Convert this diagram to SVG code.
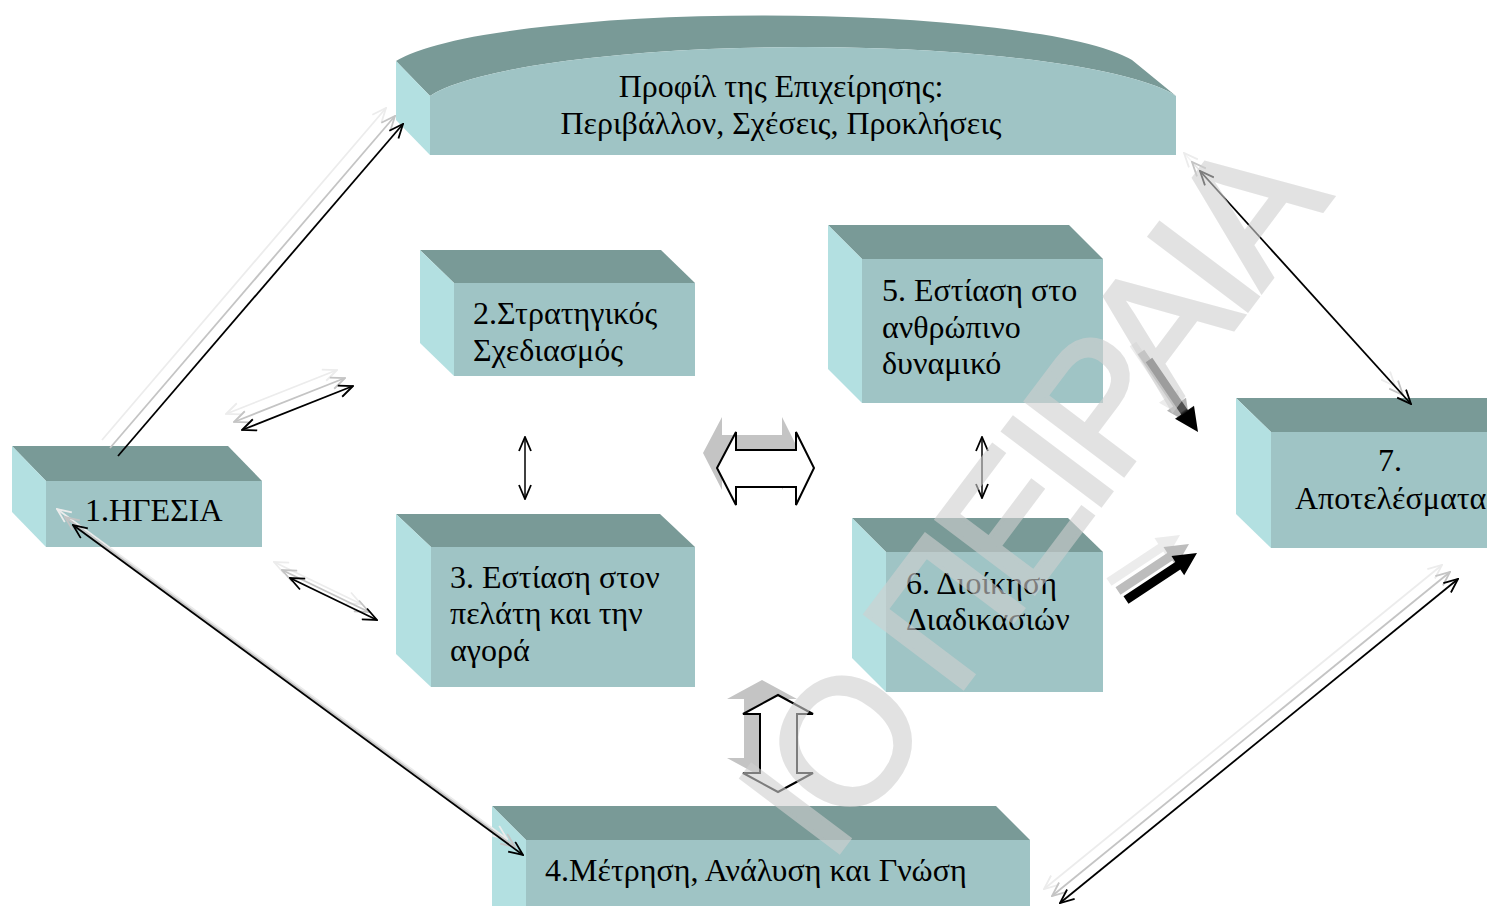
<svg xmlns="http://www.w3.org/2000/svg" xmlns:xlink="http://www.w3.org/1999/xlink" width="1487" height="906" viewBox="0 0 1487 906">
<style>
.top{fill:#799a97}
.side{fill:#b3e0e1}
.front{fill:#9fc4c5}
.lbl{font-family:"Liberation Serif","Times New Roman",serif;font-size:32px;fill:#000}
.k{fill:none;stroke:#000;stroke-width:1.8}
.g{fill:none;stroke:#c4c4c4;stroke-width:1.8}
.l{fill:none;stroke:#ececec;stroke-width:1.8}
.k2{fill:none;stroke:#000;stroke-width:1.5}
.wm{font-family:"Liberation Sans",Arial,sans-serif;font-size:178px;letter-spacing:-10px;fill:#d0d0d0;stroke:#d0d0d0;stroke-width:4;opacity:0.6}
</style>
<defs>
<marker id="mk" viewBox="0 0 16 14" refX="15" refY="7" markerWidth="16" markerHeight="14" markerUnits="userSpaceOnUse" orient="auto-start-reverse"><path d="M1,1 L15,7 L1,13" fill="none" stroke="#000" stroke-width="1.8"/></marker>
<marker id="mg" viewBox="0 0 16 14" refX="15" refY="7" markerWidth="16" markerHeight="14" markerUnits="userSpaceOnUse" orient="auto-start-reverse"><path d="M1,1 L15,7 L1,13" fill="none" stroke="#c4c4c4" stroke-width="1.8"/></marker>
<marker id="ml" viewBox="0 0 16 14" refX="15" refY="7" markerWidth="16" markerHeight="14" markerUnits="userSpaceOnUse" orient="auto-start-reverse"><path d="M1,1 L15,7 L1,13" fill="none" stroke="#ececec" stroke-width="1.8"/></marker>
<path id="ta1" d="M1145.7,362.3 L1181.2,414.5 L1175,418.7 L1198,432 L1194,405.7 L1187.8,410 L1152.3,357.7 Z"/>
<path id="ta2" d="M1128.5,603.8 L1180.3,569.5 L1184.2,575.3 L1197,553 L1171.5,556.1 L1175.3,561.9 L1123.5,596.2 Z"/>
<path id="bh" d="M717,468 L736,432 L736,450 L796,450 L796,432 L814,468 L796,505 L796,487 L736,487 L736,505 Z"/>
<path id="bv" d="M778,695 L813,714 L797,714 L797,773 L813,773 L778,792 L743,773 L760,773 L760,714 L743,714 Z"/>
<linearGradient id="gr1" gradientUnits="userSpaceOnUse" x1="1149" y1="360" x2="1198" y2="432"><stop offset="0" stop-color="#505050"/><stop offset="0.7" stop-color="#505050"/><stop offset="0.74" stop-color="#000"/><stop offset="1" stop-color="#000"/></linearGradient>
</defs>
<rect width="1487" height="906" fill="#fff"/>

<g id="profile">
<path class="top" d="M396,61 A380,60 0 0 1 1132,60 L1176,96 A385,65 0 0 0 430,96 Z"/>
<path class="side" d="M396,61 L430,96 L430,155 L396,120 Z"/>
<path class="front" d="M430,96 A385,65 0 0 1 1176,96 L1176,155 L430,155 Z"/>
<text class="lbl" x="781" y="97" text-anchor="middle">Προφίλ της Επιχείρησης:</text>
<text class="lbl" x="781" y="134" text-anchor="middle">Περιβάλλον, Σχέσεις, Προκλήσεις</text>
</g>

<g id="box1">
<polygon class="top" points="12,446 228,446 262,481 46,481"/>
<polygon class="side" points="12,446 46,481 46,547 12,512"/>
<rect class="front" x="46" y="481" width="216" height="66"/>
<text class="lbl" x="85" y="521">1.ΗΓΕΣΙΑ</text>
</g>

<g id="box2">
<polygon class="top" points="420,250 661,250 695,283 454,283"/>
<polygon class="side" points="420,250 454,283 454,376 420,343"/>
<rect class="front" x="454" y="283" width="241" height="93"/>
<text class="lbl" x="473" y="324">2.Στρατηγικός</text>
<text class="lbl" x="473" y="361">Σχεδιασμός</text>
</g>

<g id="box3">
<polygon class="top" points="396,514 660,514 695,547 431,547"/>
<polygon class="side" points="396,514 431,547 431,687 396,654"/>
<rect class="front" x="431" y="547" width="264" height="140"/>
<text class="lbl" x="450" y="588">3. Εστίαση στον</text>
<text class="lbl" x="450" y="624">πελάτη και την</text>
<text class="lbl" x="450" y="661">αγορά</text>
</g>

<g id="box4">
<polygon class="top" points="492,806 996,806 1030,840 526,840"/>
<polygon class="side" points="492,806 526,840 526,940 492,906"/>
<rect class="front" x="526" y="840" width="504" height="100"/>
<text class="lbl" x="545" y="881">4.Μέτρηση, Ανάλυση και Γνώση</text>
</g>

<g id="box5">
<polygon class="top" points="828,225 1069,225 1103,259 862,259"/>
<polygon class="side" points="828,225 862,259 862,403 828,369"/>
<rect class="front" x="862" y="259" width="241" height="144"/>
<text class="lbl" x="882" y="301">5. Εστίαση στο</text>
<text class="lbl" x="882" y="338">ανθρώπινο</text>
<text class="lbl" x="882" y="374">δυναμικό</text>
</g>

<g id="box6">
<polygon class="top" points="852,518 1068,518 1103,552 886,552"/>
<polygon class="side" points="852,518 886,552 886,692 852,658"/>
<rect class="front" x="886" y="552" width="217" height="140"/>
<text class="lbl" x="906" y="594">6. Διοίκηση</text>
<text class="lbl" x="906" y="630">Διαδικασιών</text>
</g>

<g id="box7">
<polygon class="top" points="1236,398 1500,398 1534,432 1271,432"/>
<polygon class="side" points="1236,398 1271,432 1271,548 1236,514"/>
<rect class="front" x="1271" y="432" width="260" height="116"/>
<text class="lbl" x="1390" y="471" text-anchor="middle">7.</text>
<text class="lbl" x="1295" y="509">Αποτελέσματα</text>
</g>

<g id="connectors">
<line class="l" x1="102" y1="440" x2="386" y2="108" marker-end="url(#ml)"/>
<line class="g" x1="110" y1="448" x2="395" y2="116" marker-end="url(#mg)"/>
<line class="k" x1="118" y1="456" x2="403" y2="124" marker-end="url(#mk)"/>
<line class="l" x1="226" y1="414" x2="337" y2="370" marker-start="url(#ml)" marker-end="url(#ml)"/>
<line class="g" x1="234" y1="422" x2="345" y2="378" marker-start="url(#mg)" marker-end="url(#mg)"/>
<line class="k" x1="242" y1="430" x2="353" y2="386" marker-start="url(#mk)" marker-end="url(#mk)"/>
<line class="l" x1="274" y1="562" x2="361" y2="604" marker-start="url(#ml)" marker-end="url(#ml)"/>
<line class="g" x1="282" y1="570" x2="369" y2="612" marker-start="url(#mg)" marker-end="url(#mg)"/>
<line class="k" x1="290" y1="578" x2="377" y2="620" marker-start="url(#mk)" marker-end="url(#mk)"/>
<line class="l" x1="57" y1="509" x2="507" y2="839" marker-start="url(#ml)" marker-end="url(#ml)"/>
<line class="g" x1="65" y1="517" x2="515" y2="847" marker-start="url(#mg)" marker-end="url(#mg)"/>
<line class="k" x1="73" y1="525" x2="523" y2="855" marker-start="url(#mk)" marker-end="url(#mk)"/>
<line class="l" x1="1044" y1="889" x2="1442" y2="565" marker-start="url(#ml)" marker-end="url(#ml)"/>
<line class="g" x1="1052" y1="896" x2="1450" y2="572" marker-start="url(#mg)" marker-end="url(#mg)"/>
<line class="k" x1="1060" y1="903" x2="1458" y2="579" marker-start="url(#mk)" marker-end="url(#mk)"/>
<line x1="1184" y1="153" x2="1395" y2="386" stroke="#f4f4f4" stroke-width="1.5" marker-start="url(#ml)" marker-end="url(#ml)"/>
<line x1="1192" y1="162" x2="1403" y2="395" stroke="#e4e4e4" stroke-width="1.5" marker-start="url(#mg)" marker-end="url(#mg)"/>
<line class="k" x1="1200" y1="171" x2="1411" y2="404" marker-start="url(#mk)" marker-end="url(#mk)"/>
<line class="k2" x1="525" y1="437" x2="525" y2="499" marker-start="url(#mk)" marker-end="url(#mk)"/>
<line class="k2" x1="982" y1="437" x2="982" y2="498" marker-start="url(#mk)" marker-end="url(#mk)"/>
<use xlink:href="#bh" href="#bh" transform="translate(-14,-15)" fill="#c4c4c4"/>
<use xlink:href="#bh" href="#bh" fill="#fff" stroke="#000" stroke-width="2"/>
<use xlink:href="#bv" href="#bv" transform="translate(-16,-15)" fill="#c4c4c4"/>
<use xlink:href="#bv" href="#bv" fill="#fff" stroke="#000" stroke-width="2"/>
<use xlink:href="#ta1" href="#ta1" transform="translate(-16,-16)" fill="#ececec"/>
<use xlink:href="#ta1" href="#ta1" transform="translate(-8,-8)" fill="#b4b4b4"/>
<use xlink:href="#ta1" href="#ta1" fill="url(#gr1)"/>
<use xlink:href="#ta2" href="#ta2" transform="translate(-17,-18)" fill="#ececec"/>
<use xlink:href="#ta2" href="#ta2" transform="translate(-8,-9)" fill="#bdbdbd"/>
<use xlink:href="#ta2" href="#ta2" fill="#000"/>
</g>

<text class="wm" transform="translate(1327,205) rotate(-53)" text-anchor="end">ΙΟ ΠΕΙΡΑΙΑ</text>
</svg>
◆ ◆ ◆ ◆
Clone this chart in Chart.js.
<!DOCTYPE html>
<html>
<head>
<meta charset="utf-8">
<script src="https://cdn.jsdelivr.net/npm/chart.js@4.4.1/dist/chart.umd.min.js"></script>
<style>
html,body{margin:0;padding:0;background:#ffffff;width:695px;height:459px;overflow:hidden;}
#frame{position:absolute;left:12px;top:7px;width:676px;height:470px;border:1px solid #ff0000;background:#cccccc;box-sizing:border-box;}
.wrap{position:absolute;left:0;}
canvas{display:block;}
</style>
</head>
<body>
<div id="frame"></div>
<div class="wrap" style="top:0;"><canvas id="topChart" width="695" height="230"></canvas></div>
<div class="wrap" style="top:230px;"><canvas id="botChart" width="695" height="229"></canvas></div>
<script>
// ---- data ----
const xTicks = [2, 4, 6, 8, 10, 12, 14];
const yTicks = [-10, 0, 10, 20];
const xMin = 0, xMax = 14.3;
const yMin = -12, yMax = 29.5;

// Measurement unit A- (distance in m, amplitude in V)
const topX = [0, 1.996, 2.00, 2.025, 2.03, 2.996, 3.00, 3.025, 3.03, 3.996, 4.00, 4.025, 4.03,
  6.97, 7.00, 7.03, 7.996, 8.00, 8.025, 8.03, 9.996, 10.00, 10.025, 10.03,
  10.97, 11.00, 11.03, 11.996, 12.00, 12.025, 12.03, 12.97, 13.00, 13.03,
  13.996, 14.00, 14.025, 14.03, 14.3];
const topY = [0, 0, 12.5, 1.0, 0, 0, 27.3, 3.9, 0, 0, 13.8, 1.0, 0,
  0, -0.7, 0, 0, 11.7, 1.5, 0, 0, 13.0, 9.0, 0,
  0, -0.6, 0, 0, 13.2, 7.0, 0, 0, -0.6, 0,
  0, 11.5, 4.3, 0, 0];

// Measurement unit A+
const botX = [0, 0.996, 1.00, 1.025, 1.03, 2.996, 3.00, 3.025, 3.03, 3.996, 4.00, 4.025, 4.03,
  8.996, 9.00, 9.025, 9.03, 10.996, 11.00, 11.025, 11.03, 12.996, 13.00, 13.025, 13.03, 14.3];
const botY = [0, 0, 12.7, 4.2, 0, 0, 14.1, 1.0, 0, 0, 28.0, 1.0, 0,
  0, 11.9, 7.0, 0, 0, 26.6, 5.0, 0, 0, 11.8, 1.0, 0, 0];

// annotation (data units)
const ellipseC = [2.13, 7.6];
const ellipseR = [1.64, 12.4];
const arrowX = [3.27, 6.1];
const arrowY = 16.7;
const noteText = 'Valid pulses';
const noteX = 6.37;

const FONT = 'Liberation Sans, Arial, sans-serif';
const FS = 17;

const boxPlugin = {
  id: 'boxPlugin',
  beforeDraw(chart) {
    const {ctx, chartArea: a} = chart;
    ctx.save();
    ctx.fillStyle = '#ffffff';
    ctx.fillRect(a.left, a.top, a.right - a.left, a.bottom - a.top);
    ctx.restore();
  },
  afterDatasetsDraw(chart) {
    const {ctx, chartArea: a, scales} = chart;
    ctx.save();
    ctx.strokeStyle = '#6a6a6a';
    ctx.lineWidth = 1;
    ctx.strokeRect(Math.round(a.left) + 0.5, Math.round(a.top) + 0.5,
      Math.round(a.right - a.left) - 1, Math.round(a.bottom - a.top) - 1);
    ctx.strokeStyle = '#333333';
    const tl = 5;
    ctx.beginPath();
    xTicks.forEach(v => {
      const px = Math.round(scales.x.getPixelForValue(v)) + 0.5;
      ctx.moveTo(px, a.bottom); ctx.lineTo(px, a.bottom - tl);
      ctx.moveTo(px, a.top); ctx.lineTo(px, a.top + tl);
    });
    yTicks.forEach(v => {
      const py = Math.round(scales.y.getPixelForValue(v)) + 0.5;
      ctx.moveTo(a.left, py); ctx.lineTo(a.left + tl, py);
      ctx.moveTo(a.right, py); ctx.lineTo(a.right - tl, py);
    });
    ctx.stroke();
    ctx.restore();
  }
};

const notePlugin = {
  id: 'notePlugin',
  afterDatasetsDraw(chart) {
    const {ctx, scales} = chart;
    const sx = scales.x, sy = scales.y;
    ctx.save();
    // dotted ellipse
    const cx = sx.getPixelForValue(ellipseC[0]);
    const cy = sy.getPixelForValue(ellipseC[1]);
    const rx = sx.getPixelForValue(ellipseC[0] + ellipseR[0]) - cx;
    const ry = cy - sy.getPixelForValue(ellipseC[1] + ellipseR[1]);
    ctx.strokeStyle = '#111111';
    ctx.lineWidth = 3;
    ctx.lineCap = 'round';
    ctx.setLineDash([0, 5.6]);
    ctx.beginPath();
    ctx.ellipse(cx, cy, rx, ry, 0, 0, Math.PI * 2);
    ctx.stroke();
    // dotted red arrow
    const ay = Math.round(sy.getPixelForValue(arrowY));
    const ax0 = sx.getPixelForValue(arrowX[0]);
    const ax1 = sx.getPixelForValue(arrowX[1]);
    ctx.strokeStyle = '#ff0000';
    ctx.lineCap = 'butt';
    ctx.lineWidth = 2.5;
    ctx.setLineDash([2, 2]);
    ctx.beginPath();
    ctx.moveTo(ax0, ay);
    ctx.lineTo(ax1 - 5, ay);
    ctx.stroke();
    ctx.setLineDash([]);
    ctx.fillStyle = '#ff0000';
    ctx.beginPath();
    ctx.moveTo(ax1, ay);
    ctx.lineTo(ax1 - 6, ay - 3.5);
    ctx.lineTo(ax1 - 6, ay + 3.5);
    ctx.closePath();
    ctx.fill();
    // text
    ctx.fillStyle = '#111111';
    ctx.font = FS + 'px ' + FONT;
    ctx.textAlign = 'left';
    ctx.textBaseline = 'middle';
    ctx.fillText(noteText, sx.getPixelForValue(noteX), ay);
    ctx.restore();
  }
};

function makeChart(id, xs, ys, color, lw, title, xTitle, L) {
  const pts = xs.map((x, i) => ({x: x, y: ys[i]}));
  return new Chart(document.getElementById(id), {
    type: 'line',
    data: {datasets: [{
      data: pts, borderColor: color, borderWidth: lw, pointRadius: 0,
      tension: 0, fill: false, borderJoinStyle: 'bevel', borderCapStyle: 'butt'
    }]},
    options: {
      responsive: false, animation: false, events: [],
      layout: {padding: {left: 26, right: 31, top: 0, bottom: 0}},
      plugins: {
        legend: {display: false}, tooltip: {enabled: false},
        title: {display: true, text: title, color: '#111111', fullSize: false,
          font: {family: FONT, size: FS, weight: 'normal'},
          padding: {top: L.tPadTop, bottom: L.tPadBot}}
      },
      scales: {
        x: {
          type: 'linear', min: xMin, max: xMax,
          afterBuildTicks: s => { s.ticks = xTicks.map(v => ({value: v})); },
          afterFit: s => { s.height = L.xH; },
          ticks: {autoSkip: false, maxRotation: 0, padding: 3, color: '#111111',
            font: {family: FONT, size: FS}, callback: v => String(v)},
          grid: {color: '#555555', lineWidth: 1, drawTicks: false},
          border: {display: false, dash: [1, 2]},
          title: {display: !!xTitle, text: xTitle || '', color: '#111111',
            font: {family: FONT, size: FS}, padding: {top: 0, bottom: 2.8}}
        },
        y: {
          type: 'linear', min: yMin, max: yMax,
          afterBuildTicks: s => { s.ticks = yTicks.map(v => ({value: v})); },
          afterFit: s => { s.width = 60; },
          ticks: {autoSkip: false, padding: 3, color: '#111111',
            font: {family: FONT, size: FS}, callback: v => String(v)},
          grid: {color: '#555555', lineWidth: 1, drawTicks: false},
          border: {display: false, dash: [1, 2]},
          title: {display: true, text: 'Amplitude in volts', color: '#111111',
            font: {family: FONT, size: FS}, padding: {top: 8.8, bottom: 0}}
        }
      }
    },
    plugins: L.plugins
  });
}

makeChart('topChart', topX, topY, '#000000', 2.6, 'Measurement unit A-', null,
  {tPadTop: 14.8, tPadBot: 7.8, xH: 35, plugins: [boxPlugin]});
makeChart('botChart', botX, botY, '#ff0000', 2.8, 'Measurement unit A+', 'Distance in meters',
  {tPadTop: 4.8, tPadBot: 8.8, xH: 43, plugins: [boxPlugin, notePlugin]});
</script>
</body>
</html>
◆ ◆ ◆ ◆
*Directive*: Pick each line holding the word "this" out of the listing.

*Task output*:
Convert this diagram to SVG code.
Clone this chart in Chart.js.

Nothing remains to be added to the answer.